Amanhã, ao meio-dia, estudantes de todos os cursos da UnB se reunirão para debater as pichações e elaborar projetos de conscientização e combate à homofobia e ao machismo na universidade. Para o estudante de direito e membro do Cadir Hugo Fonseca, 19 anos, a homofobia e o machismo são problemas sérios dentro e fora do ambiente universitário e precisam ser encarados como tal. “Se quiser dizer que é tudo brincadeira, que digam às mulheres estupradas na UnB e também à família de Lucas Fortuna e tantos outros”, protesta. Para o estudante, a demonstração explícita de preconceito pode ser usada como uma forma de enfrentamento ao problema. “Infelizmente, ideias assim são comuns na sociedade, mas, geralmente, são veladas.

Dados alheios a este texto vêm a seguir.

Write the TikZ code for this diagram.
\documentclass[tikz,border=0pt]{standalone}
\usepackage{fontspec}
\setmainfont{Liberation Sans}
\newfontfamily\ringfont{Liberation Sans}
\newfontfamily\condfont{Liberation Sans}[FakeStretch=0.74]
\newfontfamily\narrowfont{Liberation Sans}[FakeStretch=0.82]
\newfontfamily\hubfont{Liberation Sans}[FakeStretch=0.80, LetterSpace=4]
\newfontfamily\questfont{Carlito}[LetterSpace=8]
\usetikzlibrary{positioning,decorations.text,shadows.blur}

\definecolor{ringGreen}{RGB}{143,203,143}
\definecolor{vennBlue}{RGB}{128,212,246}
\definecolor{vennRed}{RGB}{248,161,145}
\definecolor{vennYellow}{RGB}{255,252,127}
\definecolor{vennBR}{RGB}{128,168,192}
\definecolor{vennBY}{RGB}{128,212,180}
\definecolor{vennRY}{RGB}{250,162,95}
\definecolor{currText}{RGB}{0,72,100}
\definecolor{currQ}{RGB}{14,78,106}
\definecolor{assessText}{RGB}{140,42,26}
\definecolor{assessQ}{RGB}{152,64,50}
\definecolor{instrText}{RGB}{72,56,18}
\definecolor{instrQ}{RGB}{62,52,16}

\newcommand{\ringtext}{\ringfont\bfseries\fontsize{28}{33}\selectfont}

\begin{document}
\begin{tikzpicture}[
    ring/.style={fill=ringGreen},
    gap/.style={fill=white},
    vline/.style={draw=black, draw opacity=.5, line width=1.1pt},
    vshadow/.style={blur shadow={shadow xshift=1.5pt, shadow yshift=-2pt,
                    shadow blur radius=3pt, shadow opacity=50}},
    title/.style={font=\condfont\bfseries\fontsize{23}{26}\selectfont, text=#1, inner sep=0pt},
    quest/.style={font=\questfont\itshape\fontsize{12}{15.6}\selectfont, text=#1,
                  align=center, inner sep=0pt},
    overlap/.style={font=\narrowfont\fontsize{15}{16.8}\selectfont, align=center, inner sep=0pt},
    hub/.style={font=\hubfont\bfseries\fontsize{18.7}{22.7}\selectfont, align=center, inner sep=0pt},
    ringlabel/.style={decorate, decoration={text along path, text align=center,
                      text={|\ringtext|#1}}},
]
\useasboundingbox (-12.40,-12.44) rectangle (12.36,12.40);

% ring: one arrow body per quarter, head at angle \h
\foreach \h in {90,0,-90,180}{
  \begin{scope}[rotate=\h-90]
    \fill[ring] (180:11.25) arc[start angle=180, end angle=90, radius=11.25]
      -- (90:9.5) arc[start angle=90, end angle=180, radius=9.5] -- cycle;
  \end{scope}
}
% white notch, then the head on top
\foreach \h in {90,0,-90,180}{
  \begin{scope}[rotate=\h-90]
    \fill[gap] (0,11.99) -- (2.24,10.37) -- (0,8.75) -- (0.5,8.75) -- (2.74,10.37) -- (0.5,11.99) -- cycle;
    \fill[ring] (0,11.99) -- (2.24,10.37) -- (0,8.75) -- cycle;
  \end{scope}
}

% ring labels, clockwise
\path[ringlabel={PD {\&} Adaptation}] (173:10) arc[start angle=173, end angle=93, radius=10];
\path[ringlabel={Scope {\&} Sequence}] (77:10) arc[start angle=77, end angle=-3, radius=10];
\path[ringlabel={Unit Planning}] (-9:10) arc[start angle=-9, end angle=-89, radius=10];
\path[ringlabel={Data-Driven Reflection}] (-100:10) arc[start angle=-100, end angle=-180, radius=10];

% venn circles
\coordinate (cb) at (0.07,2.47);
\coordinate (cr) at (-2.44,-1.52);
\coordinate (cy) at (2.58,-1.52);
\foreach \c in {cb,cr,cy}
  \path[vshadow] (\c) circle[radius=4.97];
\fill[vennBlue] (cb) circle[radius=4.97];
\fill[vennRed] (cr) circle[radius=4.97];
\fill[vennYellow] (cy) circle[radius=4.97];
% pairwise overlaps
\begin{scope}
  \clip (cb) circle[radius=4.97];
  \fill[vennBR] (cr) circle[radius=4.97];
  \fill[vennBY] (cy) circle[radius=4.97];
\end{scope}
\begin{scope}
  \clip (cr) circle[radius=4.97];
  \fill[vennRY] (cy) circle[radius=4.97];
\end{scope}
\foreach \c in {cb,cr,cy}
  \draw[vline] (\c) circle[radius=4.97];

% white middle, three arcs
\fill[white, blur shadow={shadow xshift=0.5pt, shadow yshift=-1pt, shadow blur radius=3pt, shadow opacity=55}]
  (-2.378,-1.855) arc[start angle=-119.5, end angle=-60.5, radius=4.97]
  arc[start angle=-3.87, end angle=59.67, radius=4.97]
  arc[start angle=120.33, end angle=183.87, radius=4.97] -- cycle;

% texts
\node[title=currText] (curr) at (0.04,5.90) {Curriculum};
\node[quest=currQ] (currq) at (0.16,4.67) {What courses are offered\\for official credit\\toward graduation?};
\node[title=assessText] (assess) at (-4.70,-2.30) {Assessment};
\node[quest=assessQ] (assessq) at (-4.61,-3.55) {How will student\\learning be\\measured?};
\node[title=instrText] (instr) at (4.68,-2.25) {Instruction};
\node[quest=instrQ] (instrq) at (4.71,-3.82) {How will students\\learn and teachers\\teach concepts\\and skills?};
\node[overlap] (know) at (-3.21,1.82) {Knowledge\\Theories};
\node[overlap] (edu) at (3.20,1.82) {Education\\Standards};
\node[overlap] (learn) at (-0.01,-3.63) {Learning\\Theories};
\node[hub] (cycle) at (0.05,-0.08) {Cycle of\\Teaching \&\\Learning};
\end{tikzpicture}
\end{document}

Ao exporem claramente o preconceito, é mais fácil enfrentar”, afirma.

Para Hyago, falta posicionamento do governo em relação aos crimes contra os gays. Criado em 2006, o projeto que inclui homofobia entre os delitos punidos pela lei de racismo, que já criminaliza a discriminação por religião, etnia e procedência nacional, aguarda votação na Comissão de Direitos Humanos (CDH) do Senado. O PLC 122 foi apelidado de lei da ‘mordaça gay’. “E não é só a falta de criminalização que deixa espaço para que gays e lésbicas sejam alvos de agressões e ofensas. Na educação, também não há investimentos. Quando o Ministério da Educação decidiu incluir o tema, a iniciativa foi rechaçada, os livros, apelidados de Kit Gay, e o projeto, abandonado”, lamenta o militante.

Assassinato

O jornalista goiano e militante do movimento LGBT Lucas Cardoso Fortuna, 28 anos, foi encontrado morto na praia de Cabo de Santo Agostinho, próxima à cidade de Recife, em novembro do ano passado. Ele trajava apenas cueca, com sinais de espancamento. Lucas viajou a trabalho pela Federação Goiana de Voleibol, para ser árbitro de um campeonato. A suspeita da família e de amigos é de que a morte de Lucas tenha motivação homofóbica. A polícia pernambucana, no entanto, sustenta a hipótese de latrocínio (roubo com morte).